As May finally comes to a close, so does Mental Health Awareness Month. I feel as though in most situations, this valuable month is very importance in our society. However, due to the Coronavirus Pandemic, it seems that we have forgotten to recognize, as greatly as we normally do, this month. Yet, it might be more important now, then ever before, to discuss mental health, not just for those who have diagnosed or undiagnosed mental disorders, but also for those whose mental health has been in good standing… until now. And just because typically talking about mental health is ‘taboo,’ does not mean that discussion should be ignored. Instead it should be embraced, more than ever. Getting help for mental health is important for all people.
I will come out and say this, I have gone to therapy for over five years at this point. This is a fact in my life that I will never be ashamed of. Even in moments that I have not been struggling, seeking out someone to talk to has become a sort of crutch, finding that simple just talking about my life seems to get my mind off of any sort of stress. At the same time, I also thrive on social interaction, which has been severely lacking with COVID-19 running amok. I am not alone in this scenario, yet this is not to claim that everyone shares my experience.
The pandemic has caused those who suffer from mental illness to be under even more stress. A survey by Active Minds, an organization that helps to “reduce Mental Health stigma,” found that 80% of students feel their mental health has declined due to COVID-19. The extra stressor can be extremely harmful to someone’s well-being, especially if they are already in a state of vulnerability. The feeling of isolation and the fear of the unknown adds an extra layer of anxiety and hopelessness.

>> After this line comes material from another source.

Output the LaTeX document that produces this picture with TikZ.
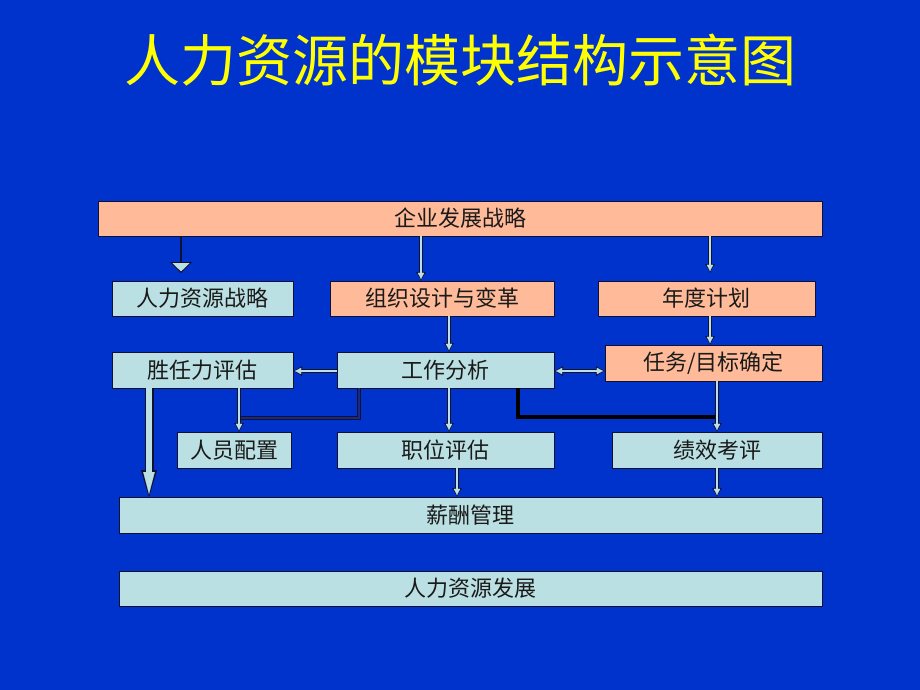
\documentclass[tikz,border=0pt]{standalone}
\usepackage{fontspec}
\setmainfont{Noto Sans CJK SC}
\usetikzlibrary{arrows.meta}
\definecolor{bg}{HTML}{0033CC}
\definecolor{salmon}{HTML}{FFBB99}
\definecolor{lightc}{HTML}{BBE0E3}
\definecolor{dk}{HTML}{101030}
\definecolor{txt}{HTML}{1A1A1A}
\definecolor{ttl}{HTML}{FFFF00}
\definecolor{dk2}{HTML}{1A2A80}
\newcommand\bx[7]{\node[box,fill=#6,minimum width={(#4-#2)*1pt},minimum height={(#5-#3)*1pt}] (#1) at (#2,#3) {#7};}
\begin{document}
\begin{tikzpicture}[x=1pt,y=-1pt,
  box/.style={draw=dk, line width=0.8pt, inner sep=0pt, outer sep=0pt, anchor=north west,
    font=\fontsize{22}{22}\selectfont, text=txt},
  conn/.style={draw=dk, line width=4.5pt, shorten >=#1,
    -{Latex[length=9pt,width=10pt,line width=0.4pt]},
    postaction={draw=lightc, line width=2.5pt, shorten >={#1+1.6pt},
      -{Latex[length=6.5pt,width=6.5pt,line width=0.1pt]}}},
  conn/.default=0pt,
  conn2/.style={draw=dk, line width=4.5pt,
    {Latex[length=9pt,width=10pt,line width=0.4pt]}-{Latex[length=9pt,width=10pt,line width=0.4pt]},
    postaction={draw=lightc, line width=2.5pt, shorten >=1.6pt, shorten <=1.6pt,
      {Latex[length=6.5pt,width=6.5pt,line width=0.1pt]}-{Latex[length=6.5pt,width=6.5pt,line width=0.1pt]}}},
  fat/.style={draw=dk, line width=9pt,
    -{Triangle[length=27pt,width=16pt,line width=0.4pt]},
    postaction={draw=lightc, line width=6pt, shorten >=3pt,
      -{Triangle[length=22pt,width=11.5pt,line width=0.1pt]}}},
  tri/.style={draw=dk, line width=2pt, -{Triangle[length=11pt,width=22pt,fill=lightc,line width=0.9pt]}},
  darkl/.style={draw=dk, double=dk2, double distance=1.3pt, line width=1.2pt},
  blackl/.style={draw=black, line width=4pt}
]
\fill[bg] (0,0) rectangle (920,690);
\useasboundingbox (0,0) rectangle (920,690);

\node[text=ttl, font=\fontsize{56}{56}\selectfont] (title) at (460,60) {人力资源的模块结构示意图};

\bx{ent}{98}{201}{822}{236}{salmon}{企业发展战略}
\bx{hrs}{112}{281}{293}{316}{lightc}{人力资源战略}
\bx{org}{330}{281}{554}{316}{salmon}{组织设计与变革}
\bx{ann}{598}{281}{815}{316}{salmon}{年度计划}
\bx{com}{112}{352}{293}{388}{lightc}{胜任力评估}
\bx{job}{337}{352}{554}{388}{lightc}{工作分析}
\bx{tgt}{605}{345}{822}{381}{salmon}{任务/目标确定}
\bx{stf}{177}{432}{291}{468}{lightc}{人员配置}
\bx{pos}{337}{432}{554}{468}{lightc}{职位评估}
\bx{prf}{612}{432}{822}{468}{lightc}{绩效考评}
\bx{pay}{119}{497}{822}{533}{lightc}{薪酬管理}
\bx{dev}{119}{571}{822}{606}{lightc}{人力资源发展}

\coordinate (x181) at (181,0);
\coordinate (x421) at (421,0);
\coordinate (x710) at (710,0);
\coordinate (x449) at (449,0);
\coordinate (x239) at (239,0);
\coordinate (x717) at (717,0);
\coordinate (x149) at (149,0);
\coordinate (x457) at (457,0);
\coordinate (x359) at (359,0);
\coordinate (x518) at (518,0);
\coordinate (y371) at (0,371);
\coordinate (j1) at (359,418);
\coordinate (j2) at (241,418);
\coordinate (k1) at (518,417);
\coordinate (k2) at (715,417);

\draw[tri, shorten >=8pt] (ent.south -| x181) -- (hrs.north -| x181);
\draw[conn] (ent.south -| x421) -- (org.north -| x421);
\draw[conn=8pt] (ent.south -| x710) -- (ann.north -| x710);
\draw[conn] (org.south -| x449) -- (job.north -| x449);
\draw[conn] (ann.south -| x710) -- (tgt.north -| x710);
\draw[conn] (job.west |- y371) -- (com.east |- y371);
\draw[conn2] (job.east |- y371) -- (tgt.west |- y371);
\draw[darkl] (job.south -| x359) -- (j1) -- (j2);
\draw[blackl] (job.south -| x518) -- (k1) -- (k2);
\draw[conn] (com.south -| x239) -- (stf.north -| x239);
\draw[conn] (job.south -| x449) -- (pos.north -| x449);
\draw[conn] (tgt.south -| x717) -- (prf.north -| x717);
\draw[fat] (com.south -| x149) -- (pay.north -| x149);
\draw[conn] (pos.south -| x457) -- (pay.north -| x457);
\draw[conn] (prf.south -| x717) -- (pay.north -| x717);
\end{tikzpicture}
\end{document}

However, right now it is not only those who have struggled with mental health; people who have never experienced anxiety or depression are hurting as well. My friend, a few weeks into the pandemic, mentioned something along the lines of ‘I think I’m going to need to go to therapy after this is over.’ She is someone who has never had any sort of struggle, yet now, due to the pandemic, she has become more anxious. And she is certainly not the only one. A CDC survey conducted finds that nearly a third of Americans have reported symptoms of anxiety and depression as recently as April. In comparison, in 2019 only 11% percent of Americans experienced the same symptoms.
The Mental Health Crisis in the country, which has never been taken as seriously as any sort of physical health, is continuing to destroy people of all backgrounds, affecting many more than ever before.
However, it is necessary to note that there are resources available. Taken from my own experience, therapy sessions are now being performed over Zoom, or simply over the phone. People are able to still seek help without physically going anywhere. Stay physical instead of sitting around all day. While this might seem easier said than done, once you finally move even is the movement is small, you will feel better.
Finally, be kind to yourself. Don’t be afraid to reach out to get help if you need it. There is a stigma surrounding mental health, but in reality it is okay to not be okay sometimes. And while the COVID-19 Pandemic might induce fear and anxiety, it will get better.